A necessary (but not sufficient) condition for a smooth function of two variables to be extremal  ( "minimized" or "maximized" )  on an  open  domain is to be at a  saddlepoint  where both partial derivatives vanish.  In this case that means:

9x²-9y = 0     and     9y²-9x = 0

So, extrema of  z  can  only  occur when  (x,y)  is either  (0,0)  or  (1,1).

To see whether a local extremum  actually  occurs, we must examine the second-order behavior of the function about each such  saddlepoint  (in the rare case where the second-order variation vanishes, further analysis would be required).

Well, if the second-order partial derivatives are  L, M and N,  then the second-order variation at point  (x+dx, y+dy)  is the quantity

½ [  L(dx)² + 2M(dxdy) + N (dy)² ]

We recognize the bracket as a quadratic expression whose sign remains the same  (regardless of the ratio dy/dx)  if and only if   its  (reduced)  discriminant (M²-LN)  is negative.  If it's positive, the point in question is not an extremum.
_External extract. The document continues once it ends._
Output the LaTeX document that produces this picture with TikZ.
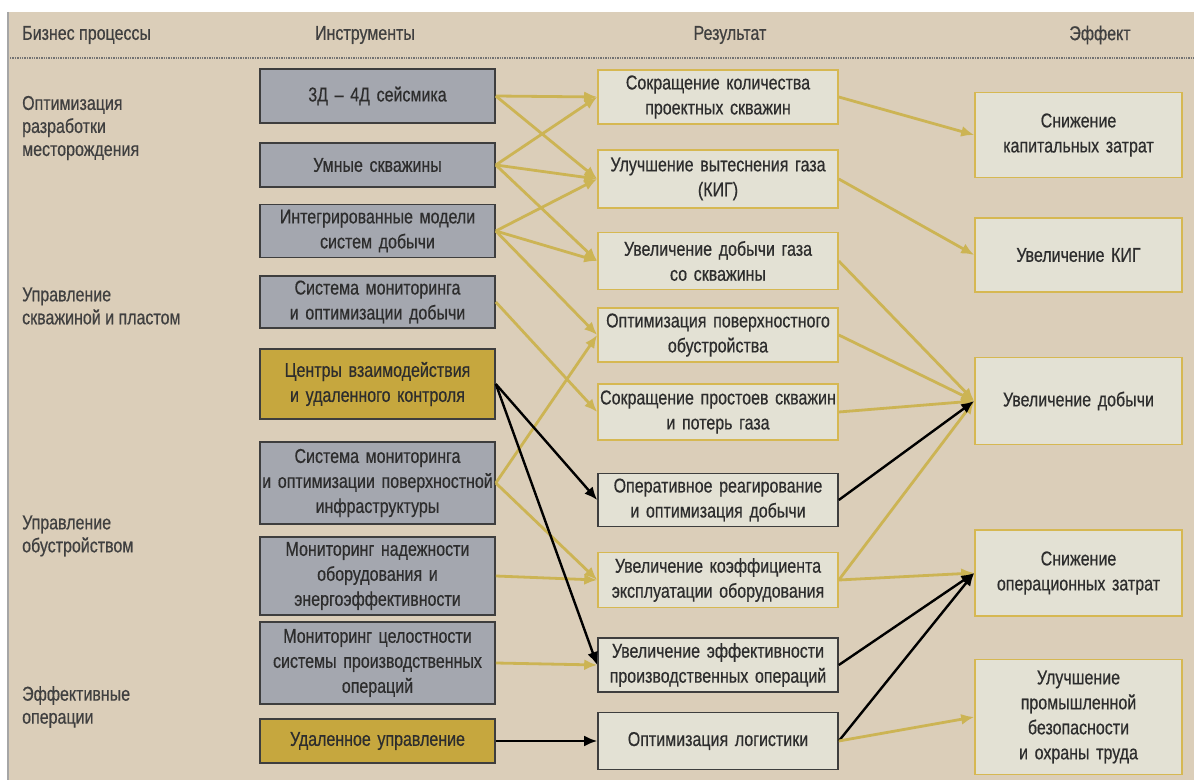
\documentclass[tikz,border=0pt]{standalone}
\usepackage{fontspec}
\setmainfont{Liberation Sans}[FakeStretch=0.8, FakeBold=0.5]
\usetikzlibrary{arrows.meta}
\definecolor{bgbeige}{RGB}{219,206,185}
\definecolor{toolgray}{RGB}{164,167,175}
\definecolor{toolline}{RGB}{62,62,62}
\definecolor{hubgold}{RGB}{198,167,62}
\definecolor{reslight}{RGB}{227,225,212}
\definecolor{resline}{RGB}{214,184,82}
\definecolor{arrgold}{RGB}{204,180,84}
\definecolor{inktext}{RGB}{45,45,45}

\begin{document}
\begin{tikzpicture}[x=1pt,y=-1pt]
			\tikzstyle{every node}+=[inner sep=0pt, text=inktext, font=\fontsize{20}{25}\selectfont]
			\tikzstyle{head}=[text=black!75]
			\tikzstyle{proc}=[anchor=west, align=left, text=black!75, font=\fontsize{20}{23}\selectfont]
			\tikzstyle{tool}=[draw=toolline, fill=toolgray, line width=1.6, text width=235, align=center]
			\tikzstyle{hub}=[tool, fill=hubgold]
			\tikzstyle{res}=[draw=resline, fill=reslight, line width=1.6, text width=240, align=center]
			\tikzstyle{resk}=[res, draw=toolline]
			\tikzstyle{eff}=[res, text width=207]
			\tikzstyle{goldarr}=[draw=arrgold, line width=2.8, -{Latex[length=13,width=11]}]
			\tikzstyle{blackarr}=[draw=black, line width=2.4, -{Latex[length=13,width=11]}]
			\useasboundingbox (0,0) rectangle (1194,783);
			\fill[white] (0,0) rectangle (1194,783);
			\fill[bgbeige] (8,12) rectangle (1194,780);
			\draw[black!35, line width=1.2] (8,12) -- (8,780);
			\node[head, anchor=west] (hproc) at (22,35) {Бизнес процессы};
			\node[head] (htool) at (365,35) {Инструменты};
			\node[head] (hres) at (730,35) {Результат};
			\node[head] (heff) at (1100,35) {Эффект};
			\draw[black!55, line width=1.4, densely dotted] (10,58) -- (1194,58);
			\node[proc] (p1) at (22,128) {Оптимизация\\разработки\\месторождения};
			\node[proc] (p2) at (22,306) {Управление\\скважиной и пластом};
			\node[proc] (p3) at (22,536) {Управление\\обустройством};
			\node[proc] (p4) at (22,707) {Эффективные\\операции};
			\node[tool, minimum height=54] (t1) at (377.5,96) {3Д -- 4Д сейсмика};
			\node[tool, minimum height=44] (t2) at (377.5,165) {Умные скважины};
			\node[tool, minimum height=53] (t3) at (377.5,231) {Интегрированные модели\\систем добычи};
			\node[tool, minimum height=52] (t4) at (377.5,302) {Система мониторинга\\и оптимизации добычи};
			\node[hub, minimum height=70] (t5) at (377.5,384) {Центры взаимодействия\\и удаленного контроля};
			\node[tool, minimum height=82] (t6) at (377.5,483) {Система мониторинга\\и оптимизации поверхностной\\инфраструктуры};
			\node[tool, minimum height=78] (t7) at (377.5,576) {Мониторинг надежности\\оборудования и\\энергоэффективности};
			\node[tool, minimum height=82] (t8) at (377.5,663) {Мониторинг целостности\\системы производственных\\операций};
			\node[hub, minimum height=44] (t9) at (377.5,741) {Удаленное управление};
			\node[res, minimum height=54] (r1) at (718,97) {Сокращение количества\\проектных скважин};
			\node[res, minimum height=58] (r2) at (718,179) {Улучшение вытеснения газа\\(КИГ)};
			\node[res, minimum height=57] (r3) at (718,261) {Увеличение добычи газа\\со скважины};
			\node[res, minimum height=54] (r4) at (718,335) {Оптимизация поверхностного\\обустройства};
			\node[res, minimum height=56] (r5) at (718,412) {Сокращение простоев скважин\\и потерь газа};
			\node[resk, minimum height=53] (r6) at (718,500) {Оперативное реагирование\\и оптимизация добычи};
			\node[res, minimum height=55] (r7) at (718,580) {Увеличение коэффициента\\эксплуатации оборудования};
			\node[resk, minimum height=54] (r8) at (718,665) {Увеличение эффективности\\производственных операций};
			\node[resk, minimum height=57] (r9) at (718,741) {Оптимизация логистики};
			\node[eff, minimum height=85] (e1) at (1078.5,135) {Снижение\\капитальных затрат};
			\node[eff, minimum height=74] (e2) at (1078.5,255) {Увеличение КИГ};
			\node[eff, minimum height=87] (e3) at (1078.5,401) {Увеличение добычи};
			\node[eff, minimum height=86] (e4) at (1078.5,573) {Снижение\\операционных затрат};
			\node[eff, minimum height=115] (e5) at (1078.5,717) {Улучшение\\промышленной\\безопасности\\и охраны труда};
			\draw[goldarr] (t1.east) -- (r1.west);
			\draw[goldarr] (t1.east) -- (r2.west);
			\draw[goldarr] (t2.east) -- (r1.west);
			\draw[goldarr] (t2.east) -- (r2.west);
			\draw[goldarr] (t2.east) -- (r3.west);
			\draw[goldarr] (t3.east) -- (r2.west);
			\draw[goldarr] (t3.east) -- (r3.west);
			\draw[goldarr] (t3.east) -- (r4.west);
			\draw[goldarr] (t4.east) -- (r5.west);
			\draw[goldarr] (t6.east) -- (r4.west);
			\draw[goldarr] (t6.east) -- (r7.west);
			\draw[goldarr] (t7.east) -- (r7.west);
			\draw[goldarr] (t8.east) -- (r8.west);
			\draw[blackarr] (t5.east) -- (r6.west);
			\draw[blackarr] (t5.east) -- (r8.west);
			\draw[blackarr] (t9.east) -- (r9.west);
			\draw[goldarr] (r1.east) -- (e1.west);
			\draw[goldarr] (r2.east) -- (e2.west);
			\draw[goldarr] (r3.east) -- (e3.west);
			\draw[goldarr] (r4.east) -- (e3.west);
			\draw[goldarr] (r5.east) -- (e3.west);
			\draw[goldarr] (r7.east) -- (e3.west);
			\draw[blackarr] (r6.east) -- (e3.west);
			\draw[goldarr] (r7.east) -- (e4.west);
			\draw[blackarr] (r8.east) -- (e4.west);
			\draw[blackarr] (r9.east) -- (e4.west);
			\draw[goldarr] (r9.east) -- (e5.west);
		\end{tikzpicture}
\end{document}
In our example, we have  L = 18x,  M = -9  and  N = 18y.  Therefore:

M² - LN   =   81 (1 - 4xy)

At  (0,0)  this quantity is positive  (+81).  Thus, there's  no extremum  there.  On the other hand, at the point  (1,1)  this quantity is negative  (-243)  so the point  (1,1)  does correspond to  the only local extremum  of  z.

Is this a maximum or a minimum?  Well, just look at the sign of  L  (which is always the same as the sign of  N  for an extremum).  If it's positive, surrounding points yield higher values and, therefore, you've got a minimum.  If it's negative you've got a maximum.  Here, L = 18,  so a  minimum  is achieved at  (1,1).

To summarize:  z  has only  one  local extremum; it's a minimum of -3, reached at x=1 and y=1.  Does this mean we have an  absolute  minimum?  Certainly not!  (When  x  and  y  are negative, a large enough magnitude of either will make  z  fall below  any  preset threshold.)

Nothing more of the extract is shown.